─── Source material

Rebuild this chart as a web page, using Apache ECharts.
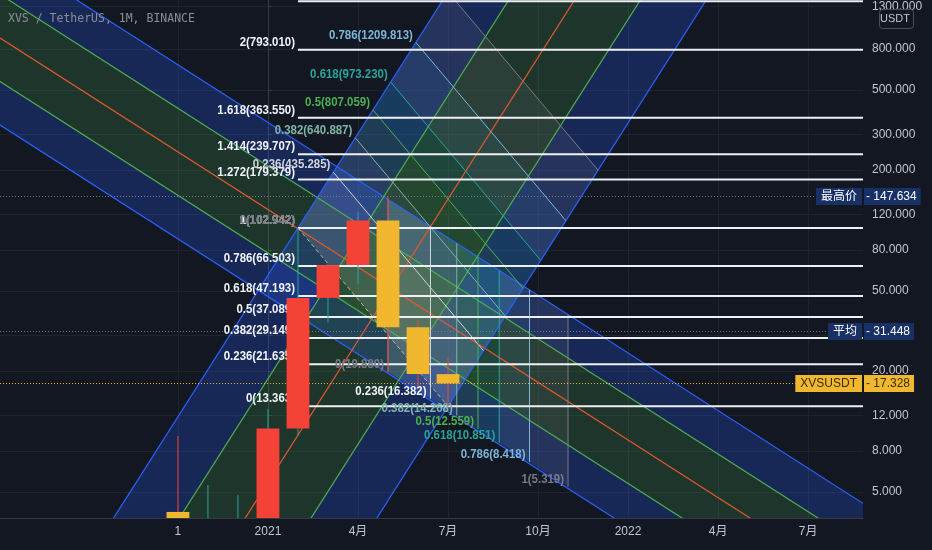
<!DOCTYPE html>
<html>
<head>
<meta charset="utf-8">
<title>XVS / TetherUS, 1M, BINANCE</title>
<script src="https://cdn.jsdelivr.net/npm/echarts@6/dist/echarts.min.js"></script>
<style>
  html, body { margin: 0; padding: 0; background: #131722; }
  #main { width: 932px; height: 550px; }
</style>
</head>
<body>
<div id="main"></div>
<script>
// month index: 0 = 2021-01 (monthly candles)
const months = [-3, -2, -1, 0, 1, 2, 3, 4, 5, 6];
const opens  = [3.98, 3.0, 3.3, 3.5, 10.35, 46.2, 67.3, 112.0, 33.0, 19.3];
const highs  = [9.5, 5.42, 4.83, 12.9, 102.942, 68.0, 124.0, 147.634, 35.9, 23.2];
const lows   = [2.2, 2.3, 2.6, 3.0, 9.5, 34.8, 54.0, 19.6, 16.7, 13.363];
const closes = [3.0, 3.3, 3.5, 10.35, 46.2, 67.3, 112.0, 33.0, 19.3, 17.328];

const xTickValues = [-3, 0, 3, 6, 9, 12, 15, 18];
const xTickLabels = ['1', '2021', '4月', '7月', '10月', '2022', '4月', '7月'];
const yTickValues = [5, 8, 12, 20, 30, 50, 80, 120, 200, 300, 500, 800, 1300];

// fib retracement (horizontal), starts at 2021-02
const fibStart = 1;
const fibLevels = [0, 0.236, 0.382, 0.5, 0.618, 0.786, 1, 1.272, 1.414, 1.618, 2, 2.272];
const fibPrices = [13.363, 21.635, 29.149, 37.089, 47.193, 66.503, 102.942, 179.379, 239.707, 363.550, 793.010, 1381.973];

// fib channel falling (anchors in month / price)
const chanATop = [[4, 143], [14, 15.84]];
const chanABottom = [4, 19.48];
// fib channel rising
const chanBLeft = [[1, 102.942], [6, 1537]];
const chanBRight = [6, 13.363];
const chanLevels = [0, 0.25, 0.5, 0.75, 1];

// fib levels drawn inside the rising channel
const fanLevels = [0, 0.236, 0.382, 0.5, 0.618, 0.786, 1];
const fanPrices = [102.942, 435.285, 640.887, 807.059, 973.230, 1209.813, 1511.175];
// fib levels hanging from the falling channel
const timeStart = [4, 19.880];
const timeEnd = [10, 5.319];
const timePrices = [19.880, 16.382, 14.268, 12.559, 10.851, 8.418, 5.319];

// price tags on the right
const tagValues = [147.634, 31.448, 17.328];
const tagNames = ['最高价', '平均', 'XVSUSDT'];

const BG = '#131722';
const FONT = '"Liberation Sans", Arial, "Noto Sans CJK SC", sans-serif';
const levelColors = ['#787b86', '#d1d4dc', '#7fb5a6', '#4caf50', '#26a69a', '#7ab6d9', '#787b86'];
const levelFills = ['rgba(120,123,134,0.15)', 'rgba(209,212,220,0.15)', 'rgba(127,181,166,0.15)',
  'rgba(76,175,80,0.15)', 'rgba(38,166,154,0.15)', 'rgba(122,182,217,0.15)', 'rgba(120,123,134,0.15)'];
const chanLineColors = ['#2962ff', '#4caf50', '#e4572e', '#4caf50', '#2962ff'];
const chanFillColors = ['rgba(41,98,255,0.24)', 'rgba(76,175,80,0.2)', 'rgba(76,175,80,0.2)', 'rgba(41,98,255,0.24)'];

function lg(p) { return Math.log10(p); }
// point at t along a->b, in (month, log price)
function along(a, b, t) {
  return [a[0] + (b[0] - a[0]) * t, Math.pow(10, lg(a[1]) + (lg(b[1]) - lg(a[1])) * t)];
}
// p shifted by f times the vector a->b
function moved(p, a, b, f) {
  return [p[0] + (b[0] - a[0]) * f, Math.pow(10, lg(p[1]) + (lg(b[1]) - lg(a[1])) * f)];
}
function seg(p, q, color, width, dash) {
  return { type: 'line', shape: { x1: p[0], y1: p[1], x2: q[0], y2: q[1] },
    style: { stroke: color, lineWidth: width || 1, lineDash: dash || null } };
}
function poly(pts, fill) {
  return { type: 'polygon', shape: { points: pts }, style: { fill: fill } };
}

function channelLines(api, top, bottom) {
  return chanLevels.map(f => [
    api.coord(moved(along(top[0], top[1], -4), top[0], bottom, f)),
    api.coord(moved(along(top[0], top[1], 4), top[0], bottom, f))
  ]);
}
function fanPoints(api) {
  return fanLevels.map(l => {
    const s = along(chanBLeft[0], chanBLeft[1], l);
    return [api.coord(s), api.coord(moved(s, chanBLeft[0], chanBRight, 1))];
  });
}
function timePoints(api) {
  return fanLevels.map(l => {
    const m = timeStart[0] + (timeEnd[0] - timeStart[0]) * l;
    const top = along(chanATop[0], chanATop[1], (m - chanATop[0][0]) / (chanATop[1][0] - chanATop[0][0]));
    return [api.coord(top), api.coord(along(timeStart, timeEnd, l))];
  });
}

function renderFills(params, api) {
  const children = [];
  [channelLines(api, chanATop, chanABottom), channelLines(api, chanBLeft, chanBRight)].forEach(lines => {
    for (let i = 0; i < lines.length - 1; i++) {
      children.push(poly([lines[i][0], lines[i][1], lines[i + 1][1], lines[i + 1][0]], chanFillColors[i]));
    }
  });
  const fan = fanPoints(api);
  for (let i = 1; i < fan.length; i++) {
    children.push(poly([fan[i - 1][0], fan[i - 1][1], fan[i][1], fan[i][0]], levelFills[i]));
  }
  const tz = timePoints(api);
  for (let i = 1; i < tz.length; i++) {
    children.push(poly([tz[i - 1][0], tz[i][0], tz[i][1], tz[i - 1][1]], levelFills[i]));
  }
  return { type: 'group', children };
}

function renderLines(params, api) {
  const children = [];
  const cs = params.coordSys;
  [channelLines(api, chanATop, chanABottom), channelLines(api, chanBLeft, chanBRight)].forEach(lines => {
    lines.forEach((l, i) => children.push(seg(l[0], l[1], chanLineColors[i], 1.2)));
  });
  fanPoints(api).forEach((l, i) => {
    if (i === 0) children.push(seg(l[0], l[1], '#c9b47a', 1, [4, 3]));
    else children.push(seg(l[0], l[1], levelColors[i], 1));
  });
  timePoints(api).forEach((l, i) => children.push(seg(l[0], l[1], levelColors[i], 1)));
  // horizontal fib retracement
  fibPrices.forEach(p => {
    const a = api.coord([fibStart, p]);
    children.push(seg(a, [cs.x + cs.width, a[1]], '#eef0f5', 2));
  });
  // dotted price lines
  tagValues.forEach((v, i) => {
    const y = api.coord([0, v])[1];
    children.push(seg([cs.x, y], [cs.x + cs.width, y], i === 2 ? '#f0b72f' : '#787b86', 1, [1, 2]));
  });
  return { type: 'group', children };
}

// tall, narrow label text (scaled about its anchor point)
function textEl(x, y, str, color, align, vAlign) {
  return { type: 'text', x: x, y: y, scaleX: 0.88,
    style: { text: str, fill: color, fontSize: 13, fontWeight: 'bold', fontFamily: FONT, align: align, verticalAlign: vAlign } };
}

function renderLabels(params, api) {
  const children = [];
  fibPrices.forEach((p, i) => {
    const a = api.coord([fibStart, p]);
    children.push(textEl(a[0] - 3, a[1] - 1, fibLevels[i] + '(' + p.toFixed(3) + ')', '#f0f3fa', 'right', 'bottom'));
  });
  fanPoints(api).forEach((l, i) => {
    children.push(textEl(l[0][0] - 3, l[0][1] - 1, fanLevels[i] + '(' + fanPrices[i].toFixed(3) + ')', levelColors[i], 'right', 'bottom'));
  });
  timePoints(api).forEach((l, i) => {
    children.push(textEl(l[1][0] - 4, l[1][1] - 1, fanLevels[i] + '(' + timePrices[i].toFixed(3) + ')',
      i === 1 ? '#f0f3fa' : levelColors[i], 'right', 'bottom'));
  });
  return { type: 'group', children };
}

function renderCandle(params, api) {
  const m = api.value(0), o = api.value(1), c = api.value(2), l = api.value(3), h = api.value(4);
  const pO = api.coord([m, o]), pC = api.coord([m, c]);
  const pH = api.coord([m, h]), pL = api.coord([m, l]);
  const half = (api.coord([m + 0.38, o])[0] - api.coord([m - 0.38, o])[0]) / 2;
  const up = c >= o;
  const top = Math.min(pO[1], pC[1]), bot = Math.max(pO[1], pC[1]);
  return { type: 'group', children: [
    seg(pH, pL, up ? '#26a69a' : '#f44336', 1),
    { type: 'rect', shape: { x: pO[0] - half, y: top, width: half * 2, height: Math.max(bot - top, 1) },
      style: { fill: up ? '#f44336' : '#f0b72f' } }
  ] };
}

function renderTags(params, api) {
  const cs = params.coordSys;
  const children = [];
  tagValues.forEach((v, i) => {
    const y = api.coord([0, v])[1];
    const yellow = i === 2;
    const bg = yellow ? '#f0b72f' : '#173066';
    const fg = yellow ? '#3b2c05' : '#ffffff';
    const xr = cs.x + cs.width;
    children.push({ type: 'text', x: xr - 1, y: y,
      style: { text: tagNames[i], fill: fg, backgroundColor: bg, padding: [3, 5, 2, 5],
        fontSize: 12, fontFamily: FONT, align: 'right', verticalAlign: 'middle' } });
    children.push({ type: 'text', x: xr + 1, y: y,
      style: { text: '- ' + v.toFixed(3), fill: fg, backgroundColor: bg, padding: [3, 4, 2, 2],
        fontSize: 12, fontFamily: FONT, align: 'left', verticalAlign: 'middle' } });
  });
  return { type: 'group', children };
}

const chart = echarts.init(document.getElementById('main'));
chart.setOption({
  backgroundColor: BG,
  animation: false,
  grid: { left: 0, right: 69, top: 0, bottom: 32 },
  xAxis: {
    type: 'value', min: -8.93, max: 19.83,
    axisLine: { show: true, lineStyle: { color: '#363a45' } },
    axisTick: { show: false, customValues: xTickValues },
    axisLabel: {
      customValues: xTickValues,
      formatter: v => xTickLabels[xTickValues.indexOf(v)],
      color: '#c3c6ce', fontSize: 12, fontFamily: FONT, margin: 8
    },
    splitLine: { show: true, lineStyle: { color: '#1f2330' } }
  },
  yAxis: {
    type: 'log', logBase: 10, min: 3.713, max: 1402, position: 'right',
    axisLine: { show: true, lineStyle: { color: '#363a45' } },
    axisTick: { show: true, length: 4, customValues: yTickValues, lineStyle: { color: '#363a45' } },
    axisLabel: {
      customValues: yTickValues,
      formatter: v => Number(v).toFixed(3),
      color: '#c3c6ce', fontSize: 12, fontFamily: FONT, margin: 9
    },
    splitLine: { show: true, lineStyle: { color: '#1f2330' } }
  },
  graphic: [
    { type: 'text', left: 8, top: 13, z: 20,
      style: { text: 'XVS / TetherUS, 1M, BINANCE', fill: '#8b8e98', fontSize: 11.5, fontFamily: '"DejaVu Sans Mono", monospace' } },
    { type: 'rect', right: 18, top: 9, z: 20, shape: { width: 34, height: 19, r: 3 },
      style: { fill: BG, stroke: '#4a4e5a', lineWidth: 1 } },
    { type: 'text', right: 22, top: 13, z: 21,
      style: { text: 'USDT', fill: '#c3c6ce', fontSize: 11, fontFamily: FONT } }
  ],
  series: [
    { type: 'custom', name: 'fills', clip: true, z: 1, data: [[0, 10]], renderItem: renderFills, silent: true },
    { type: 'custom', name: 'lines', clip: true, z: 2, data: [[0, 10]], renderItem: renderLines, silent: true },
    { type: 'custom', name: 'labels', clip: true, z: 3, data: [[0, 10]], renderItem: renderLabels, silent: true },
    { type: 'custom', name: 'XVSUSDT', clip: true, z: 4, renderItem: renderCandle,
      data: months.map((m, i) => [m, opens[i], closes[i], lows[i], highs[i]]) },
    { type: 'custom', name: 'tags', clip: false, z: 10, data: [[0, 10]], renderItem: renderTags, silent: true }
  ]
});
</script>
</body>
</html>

──────

Starting at the first line of the material, output exactly the lines up to and including the one with "500, 800, 1300];". Do not include the pictures.

Reply:
Rebuild this chart as a web page, using Apache ECharts.
<!DOCTYPE html>
<html>
<head>
<meta charset="utf-8">
<title>XVS / TetherUS, 1M, BINANCE</title>
<script src="https://cdn.jsdelivr.net/npm/echarts@6/dist/echarts.min.js"></script>
<style>
  html, body { margin: 0; padding: 0; background: #131722; }
  #main { width: 932px; height: 550px; }
</style>
</head>
<body>
<div id="main"></div>
<script>
// month index: 0 = 2021-01 (monthly candles)
const months = [-3, -2, -1, 0, 1, 2, 3, 4, 5, 6];
const opens  = [3.98, 3.0, 3.3, 3.5, 10.35, 46.2, 67.3, 112.0, 33.0, 19.3];
const highs  = [9.5, 5.42, 4.83, 12.9, 102.942, 68.0, 124.0, 147.634, 35.9, 23.2];
const lows   = [2.2, 2.3, 2.6, 3.0, 9.5, 34.8, 54.0, 19.6, 16.7, 13.363];
const closes = [3.0, 3.3, 3.5, 10.35, 46.2, 67.3, 112.0, 33.0, 19.3, 17.328];

const xTickValues = [-3, 0, 3, 6, 9, 12, 15, 18];
const xTickLabels = ['1', '2021', '4月', '7月', '10月', '2022', '4月', '7月'];
const yTickValues = [5, 8, 12, 20, 30, 50, 80, 120, 200, 300, 500, 800, 1300];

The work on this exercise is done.